ET - A casa passou por quantas reformas? Chegou a se descaracterizar?
Lúcia - Não foram muitas reformas. O que houve de maior vulto foi um acréscimo. Há o corpo principal e depois a parte da cozinha que foi acrescida. O corpo da casa é original e mesmo o acréscimo obedeceu as características, as janelas têm o mesmo estilo. A casa hoje está passando por reforma, está sendo restaurada e se tornará habitável. Se não estivéssemos fazendo a manutenção já teria caído, acabado. Após a restauração vamos deixá-la para o nosso desfruto. Periodicamente vamos estar aqui, os filhos, netos, bisnetos...
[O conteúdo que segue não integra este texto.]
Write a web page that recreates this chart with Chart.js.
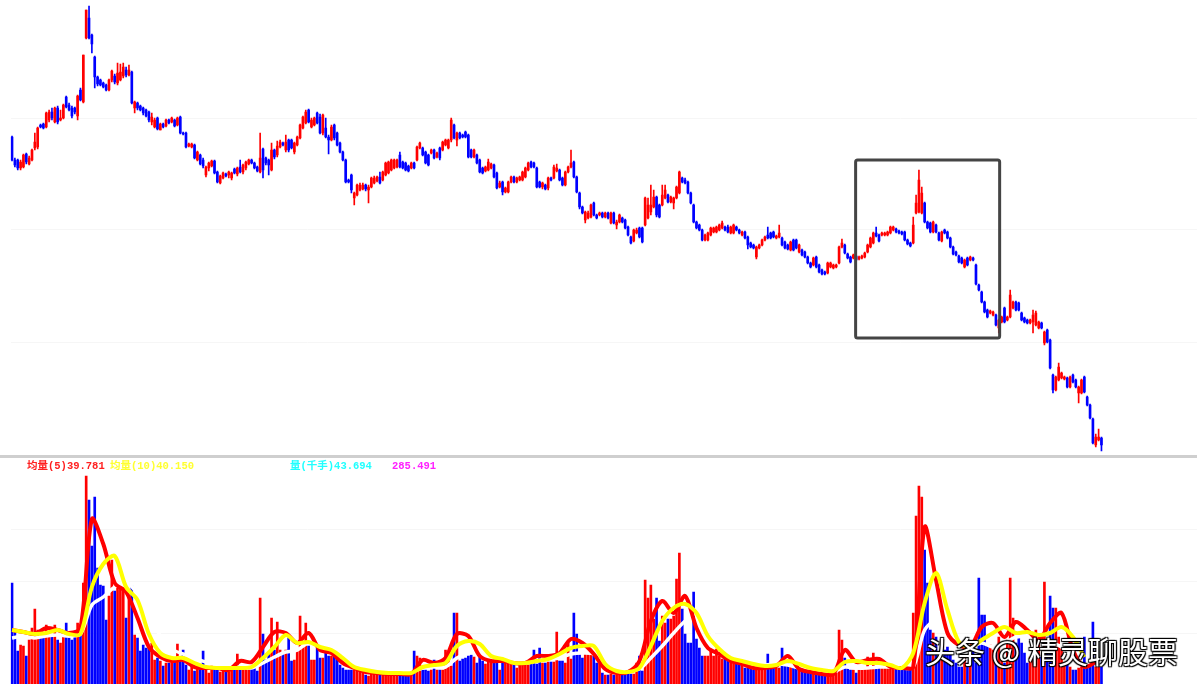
<!DOCTYPE html>
<html>
<head>
<meta charset="utf-8">
<script src="https://cdn.jsdelivr.net/npm/chart.js@4"></script>
<style>
    html, body { margin: 0; padding: 0; background: #fff; }
    #page { position: relative; width: 1197px; height: 686px; overflow: hidden; }
    canvas { position: absolute; left: 0; filter: blur(0.4px); }
    #priceChart { top: 0; }
    #volumeChart { top: 458px; }
    #divider { position: absolute; left: 0; top: 455px; width: 1197px; height: 3px; background: #cfcfcf; }
    .legend { position: absolute; top: 460px; font: bold 10.5px/12px "Liberation Mono", "Noto Sans CJK SC", monospace; white-space: nowrap; }
    #watermark { position: absolute; left: 925px; top: 628px; font: 30px/44px "Noto Sans CJK SC", sans-serif; color: #fff; white-space: nowrap;
        text-shadow: 1px 1px 1px #000, -1px 1px 1px #000, 1px -1px 1px #000, -1px -1px 1px #000; }
</style>
</head>
<body>
<div id="page">
    <canvas id="priceChart" width="1197" height="455"></canvas>
    <div id="divider"></div>
    <canvas id="volumeChart" width="1197" height="226"></canvas>
    <span class="legend" style="left:27px;color:#ff2020">均量(5)39.781</span>
    <span class="legend" style="left:110px;color:#ffff30">均量(10)40.150</span>
    <span class="legend" style="left:290px;color:#20ffff">量(千手)43.694</span>
    <span class="legend" style="left:392px;color:#ff20ff">285.491</span>
    <div id="watermark">头条 <span style="margin-right:8px">@</span>精灵聊股票</div>
</div>
<script>
// Candles. The price axis has no labels, so the units are arbitrary
const opens = [
    318,295,295,287,288,301,291,295,307,308,330,331,328,335,343,333,347,335,337,358,350,
    347,347,339,365,353,417,437,420,398,378,375,372,370,365,375,379,372,375,379,385,
    380,383,347,352,349,347,345,343,333,328,337,325,331,329,335,333,335,330,338,322,
    322,309,308,310,295,300,295,280,287,289,294,283,272,277,281,280,277,286,281,
    288,283,287,291,295,292,288,283,306,297,295,285,305,300,308,312,305,315,315,303,
    310,317,327,332,345,328,330,342,338,322,327,318,315,330,322,312,303,295,275,280,
    257,260,265,266,270,265,268,272,274,278,275,280,282,285,287,288,300,293,292,289,
    287,292,295,307,307,303,300,302,305,298,307,305,310,307,315,330,315,322,320,323,
    320,305,298,300,295,287,284,285,287,290,282,268,273,263,263,273,278,273,275,275,
    278,285,293,292,287,273,268,270,267,277,277,284,285,277,270,283,288,293,278,262,
    248,235,237,238,252,240,240,242,238,242,232,242,230,233,237,235,228,218,214,222,
    227,227,230,237,243,248,258,250,250,257,260,253,252,257,262,277,275,273,262,250,
    233,230,225,215,215,220,223,223,225,227,228,228,222,222,228,225,220,223,218,212,
    210,198,207,210,215,220,222,223,217,218,217,213,210,205,215,215,203,205,203,198,
    192,190,198,190,185,183,182,188,187,188,192,208,210,201,198,197,199,196,197,198,
    203,208,212,222,220,220,220,220,222,225,226,224,223,223,215,212,212,242,243,242,
    252,233,232,223,230,222,214,225,223,217,208,203,199,197,188,197,195,197,190,170,
    163,153,145,142,140,140,127,133,147,135,138,147,153,152,142,137,135,132,133,130,
    127,132,112,125,115,80,65,75,77,76,77,68,80,75,62,62,78,58,50,36,
    10,15,17
];
const closes = [
    295,290,287,293,300,293,297,305,313,327,328,327,342,343,337,347,333,337,350,348,345,
    339,343,359,355,400,445,417,411,378,371,370,368,365,375,384,373,382,383,388,380,
    385,352,353,347,345,342,339,335,338,335,326,331,328,335,332,337,329,337,322,321,
    308,311,311,297,303,291,289,288,292,294,282,273,279,282,279,283,282,282,287,
    283,290,293,295,292,287,284,297,285,292,290,305,298,309,313,310,313,305,307,312,
    318,330,338,343,333,335,337,332,322,340,318,315,328,317,310,303,295,273,273,265,
    262,270,270,270,266,268,277,277,278,272,283,292,293,295,295,295,288,287,285,284,
    292,287,308,312,300,292,290,305,297,302,297,313,315,315,335,317,322,317,318,318,
    298,298,305,292,283,282,288,293,291,278,267,272,263,267,273,278,273,277,278,283,
    287,292,288,288,268,268,272,266,277,275,288,287,275,270,283,288,292,278,263,248,
    242,243,242,250,240,237,242,238,242,237,242,232,233,240,233,227,220,212,225,225,
    218,213,257,250,250,258,240,238,260,265,253,258,257,268,283,273,272,262,252,233,
    227,225,215,220,222,227,227,228,230,232,225,223,228,230,225,222,223,217,210,208,
    207,208,210,215,218,217,217,218,219,222,210,207,206,213,205,207,210,200,198,192,
    188,197,188,183,181,181,192,192,190,190,208,212,202,197,193,200,195,198,199,202,
    210,217,222,219,214,222,222,223,228,228,223,222,221,215,211,209,230,252,275,262,
    233,227,223,233,223,215,223,222,217,208,201,200,193,192,195,190,198,195,171,165,
    153,143,138,144,143,130,135,138,133,138,160,153,145,145,135,133,132,135,140,142,
    133,127,123,113,87,65,78,88,82,78,68,78,73,68,68,75,63,50,37,12,
    18,18,10
];
const highs = [
    319,297,296,295,301,302,299,306,322,328,331,332,343,345,347,348,349,345,351,359,352,
    349,348,360,367,400,445,449,421,399,379,376,373,371,376,385,381,392,391,392,388,
    390,384,354,353,350,348,346,344,342,337,338,332,332,336,336,338,336,338,339,323,
    323,312,312,311,304,301,297,289,293,295,295,284,280,283,282,284,283,287,288,
    295,291,294,296,296,293,289,322,307,298,296,312,306,314,315,313,320,316,316,313,
    319,331,339,345,346,337,338,343,341,341,337,320,330,331,323,313,304,296,276,281,
    263,271,272,272,271,270,278,279,279,283,284,293,294,296,296,296,303,294,293,290,
    293,293,309,313,308,304,301,306,306,303,308,314,316,316,337,331,323,323,321,324,
    321,306,306,301,296,288,289,296,292,291,283,274,274,268,274,279,279,278,279,284,
    288,293,294,293,288,274,273,271,278,278,290,291,286,278,284,289,305,294,279,263,
    249,244,244,251,253,241,243,243,243,243,243,243,235,241,238,236,229,219,226,227,
    228,228,258,257,270,265,259,251,270,270,261,259,258,269,284,278,277,274,263,251,
    234,231,226,221,223,228,228,229,231,234,229,230,229,231,229,226,224,224,219,213,
    211,209,211,216,219,228,223,224,220,230,218,214,211,214,216,216,211,206,204,199,
    193,198,199,191,186,184,193,193,191,191,209,216,211,202,199,201,200,199,200,203,
    211,218,223,228,221,223,223,224,229,229,227,225,224,224,216,213,238,260,285,268,
    253,234,233,234,231,223,224,226,224,218,209,204,200,198,196,198,199,198,191,171,
    164,154,146,145,144,141,136,139,148,139,165,154,154,153,143,138,136,136,145,144,
    134,133,124,126,116,81,79,92,83,79,78,79,81,76,69,76,79,59,51,37,
    21,26,18
];
const lows = [
    294,288,285,285,287,291,290,294,305,306,327,326,327,333,335,332,331,334,336,347,344,
    337,341,335,354,352,416,416,402,367,369,369,367,364,364,373,371,370,374,377,378,
    379,351,342,345,344,340,338,333,330,327,325,325,327,328,331,332,328,329,321,320,
    307,308,307,296,294,290,287,278,284,288,281,272,271,276,278,277,275,281,279,
    282,281,285,290,291,286,283,282,277,290,280,284,296,298,307,309,303,303,306,301,
    309,316,326,331,332,327,329,331,321,320,317,301,314,315,309,302,294,272,272,262,
    250,259,264,265,264,252,267,271,273,271,274,279,281,284,286,287,287,286,284,283,
    286,286,294,306,299,291,289,301,296,297,295,304,309,306,313,316,309,316,317,317,
    297,297,297,291,282,281,283,284,286,277,266,267,260,262,262,272,272,272,274,274,
    277,284,287,287,267,267,266,265,265,274,276,283,274,269,269,282,287,277,262,246,
    241,232,236,237,239,236,239,237,237,236,231,231,226,232,232,226,219,211,213,221,
    217,212,229,236,240,247,238,237,249,256,252,252,246,256,261,272,271,261,251,232,
    226,224,214,214,214,219,222,222,224,226,224,222,221,221,224,221,219,216,206,207,
    206,196,206,209,214,216,216,217,216,217,209,206,205,204,204,206,202,199,197,191,
    187,189,187,182,180,180,181,187,186,187,191,207,201,196,192,196,194,195,196,197,
    202,207,211,218,213,219,219,219,221,224,222,221,220,214,210,208,211,241,242,241,
    232,226,222,222,222,214,213,221,216,207,200,199,192,191,187,189,194,194,170,164,
    152,142,137,141,139,129,122,132,132,134,137,146,144,144,134,132,131,131,122,129,
    126,126,110,112,86,62,64,74,76,75,67,67,72,67,52,61,62,49,36,11,
    8,14,4
];

// Volume per bar
const volumes = [
    101,53,33,39,38,28,44,56,75,54,46,46,59,49,49,59,44,41,49,61,
    46,44,48,61,49,101,208,184,138,187,116,99,98,64,88,124,93,96,96,94,
    66,89,98,49,46,33,39,36,36,41,24,26,23,18,21,21,21,26,40,23,
    34,19,14,22,13,18,15,33,15,11,18,16,16,12,14,14,12,14,
    16,30,16,16,16,16,16,16,13,86,50,24,31,66,34,62,34,31,34,46,
    23,24,34,68,38,61,38,24,24,36,26,26,35,28,28,28,28,19,16,14,
    14,14,14,14,13,11,9,8,11,11,10,10,10,10,11,11,11,
    9,9,11,10,10,10,33,28,26,14,14,13,14,24,14,14,14,34,24,
    18,71,71,23,25,26,28,29,27,21,27,23,20,25,23,23,23,14,21,21,
    21,21,20,16,19,19,19,20,20,34,20,36,21,21,22,22,22,52,23,23,
    21,41,25,71,50,30,26,31,31,31,28,21,20,11,9,9,10,9,9,10,
    10,10,10,10,10,21,28,13,104,86,99,65,86,43,68,61,65,65,68,
    105,131,75,50,41,41,92,45,36,28,28,28,35,28,35,28,25,26,23,23,
    21,21,20,20,16,16,16,14,14,15,15,16,30,16,16,16,16,36,20,20,
    19,18,16,14,14,13,12,12,11,11,11,10,8,11,11,11,11,
    54,44,26,16,14,14,11,14,14,16,27,17,31,16,16,16,19,17,17,16,
    16,16,14,14,14,14,71,168,198,187,134,101,54,51,47,24,27,34,37,31,
    24,21,17,17,27,21,21,41,21,106,69,69,39,39,34,31,47,24,21,
    44,106,66,41,47,41,31,21,27,24,54,47,27,102,44,88,76,76,47,37,
    21,21,17,14,14,16,17,47,19,17,62,17,17,17
];

// Moving averages, one reading for every fourth bar
const maStep = 4;
const ma5 = [
    54,52,50,56,54,51,56,165,140,101,92,66,37,27,23,24,17,16,16,14,
    23,22,37,52,51,41,51,34,31,21,16,12,11,10,10,10,24,21,26,50,
    48,28,23,23,21,21,28,28,31,45,41,30,15,11,12,23,63,83,71,88,
    56,36,30,23,20,16,16,18,28,15,12,10,10,34,22,24,25,17,16,17,
    157,104,51,39,37,57,61,47,62,54,44,61,71,34,17,22
];
const ma10 = [
    54,52,50,51,54,50,50,97,120,128,97,84,50,31,26,26,21,17,16,16,
    16,17,26,37,49,41,42,37,34,26,17,14,12,11,11,11,17,19,21,38,
    43,40,28,25,21,21,23,25,30,36,38,38,20,13,12,16,38,63,76,80,
    71,48,35,26,23,20,18,19,23,20,16,14,13,22,23,21,21,19,16,31,
    81,111,74,42,37,44,51,57,51,52,49,51,57,47,27
];
const maLong = [
    46,48,46,48,49,48,50,79,87,97,102,90,70,48,35,30,26,22,20,18,
    17,16,21,27,32,34,41,37,34,27,21,17,16,14,12,12,16,17,17,26,
    31,31,26,25,23,21,23,25,26,30,31,30,21,16,14,15,26,38,51,63,
    70,58,41,30,23,20,19,20,19,16,15,13,12,17,16,16,17,17,16,17,
    54,64,61,41,37,41,37,41,47,47,44,41,37,24
];

// Faint horizontal rules and the hand-drawn box, in axis units
const priceGrid = [113, 226, 336];
const volumeGrid = [51, 102, 155];
const boxBars = [295.8, 346.3];
const boxPrices = [117, 295];

const upColor = '#ff0000';
const downColor = '#0000ff';
const barSlots = 416;
const labels = Array.from({ length: barSlots }, (_, i) => i);
const candleColors = opens.map((o, i) => closes[i] >= o ? upColor : downColor);

// Turn a reading-per-fourth-bar list into points on the category axis
function maPoints(values) {
    return values.map((v, k) => ({ x: k * maStep, y: v }));
}

function maLine(label, values, color, order, width) {
    return {
        type: 'line',
        label: label,
        data: maPoints(values),
        borderColor: color,
        borderWidth: width,
        pointRadius: 0,
        tension: 0.3,
        order: order
    };
}

function hiddenX() {
    return { display: false, offset: true };
}

function faintY(max, gridValues) {
    return {
        min: 0,
        max: max,
        afterBuildTicks: scale => { scale.ticks = gridValues.map(v => ({ value: v })); },
        ticks: { display: false },
        grid: { color: '#f6f6f6', drawTicks: false },
        border: { display: false }
    };
}

const commonOptions = {
    responsive: false,
    animation: false,
    layout: { padding: { left: 10.6, right: 0, top: 0, bottom: 0 } },
    plugins: { legend: { display: false }, tooltip: { enabled: false } }
};

// Box around the marked stretch of the price chart
const boxPlugin = {
    id: 'markedBox',
    afterDatasetsDraw(chart) {
        const x = chart.scales.x, y = chart.scales.y, ctx = chart.ctx;
        const left = x.getPixelForValue(boxBars[0]);
        const right = x.getPixelForValue(boxBars[1]);
        const top = y.getPixelForValue(boxPrices[1]);
        const bottom = y.getPixelForValue(boxPrices[0]);
        ctx.save();
        ctx.strokeStyle = '#444444';
        ctx.lineWidth = 3;
        ctx.beginPath();
        ctx.roundRect(left, top, right - left, bottom - top, 2);
        ctx.stroke();
        ctx.restore();
    }
};

new Chart(document.getElementById('priceChart'), {
    type: 'bar',
    data: {
        labels: labels,
        datasets: [
            {
                label: 'Range',
                data: lows.map((l, i) => [l, highs[i]]),
                backgroundColor: candleColors,
                barThickness: 1,
                grouped: false,
                order: 2
            },
            {
                label: 'Body',
                data: opens.map((o, i) => [o, closes[i]]),
                backgroundColor: candleColors,
                barThickness: 2,
                grouped: false,
                order: 1
            }
        ]
    },
    options: Object.assign({}, commonOptions, {
        scales: { x: hiddenX(), y: faintY(455, priceGrid) }
    }),
    plugins: [boxPlugin]
});

new Chart(document.getElementById('volumeChart'), {
    type: 'bar',
    data: {
        labels: labels,
        datasets: [
            {
                label: '量(千手)',
                data: volumes,
                backgroundColor: candleColors,
                barThickness: 2,
                order: 4
            },
            maLine('均量(long)', maLong, '#ffffff', 3, 3.5),
            maLine('均量(5)', ma5, '#ff0000', 2, 4),
            maLine('均量(10)', ma10, '#ffff00', 1, 4)
        ]
    },
    options: Object.assign({}, commonOptions, {
        scales: { x: hiddenX(), y: faintY(226, volumeGrid) }
    })
});
</script>
</body>
</html>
ET - Como se deu o tombamento da casa?
Lúcia - No contexto da importância histórica do casarão, considerando a anuência do seu proprietário, os estudos foram elaborados pelo Conselho Deliberativo Municipal de Patrimônio Histórico e Cultural, em conjunto com a Superintendência Municipal de Desenvolvimento Econômico, Turístico e Cultural de Sacramento, por intermédio de sua Diretoria de Cultura, o Decreto Municipal nº. 95, de 12.05.06, tomba ao Patrimônio Histórico do Município de Sacramento o imóvel, “Casarão “localizado na Rua Tiradentes nº. 302, merecendo toda área abrangida pelo tombamento permanente e especial atenção do Poder Público para preservação de sua originalidade.

ET - Para o tombamento, o que foi competência da família Cyrillo?
Omar - Todas as despesas correm por nossa conta, porque somos os donos da casa, podemos desfrutá-la, até vender se quiser. Apenas temos que obedecer a algumas exigências: a casa não pode ser modificada em suas características. Não podemos acrescer nada na casa. Podemos modernizar a casa, adequá-la para uso (fechar porta, abrir porta internamente), mas não é nossa intenção fazer isso. Já tivemos várias propostas de compra, nunca vamos vendê-la para terceiros, mas se o fôssemos, quem comprasse não poderia modificar nada. Quando o progresso chegar e a chácara virar cidade, não poderá ter prédios acima de cinco andares. Outro dado curioso é que o tombamento não é apenas da casa, mas um polígono, no entorno desse polígono não pode haver construção, nem nós podemos construir. Á prefeitura coube a assinatura do Decreto.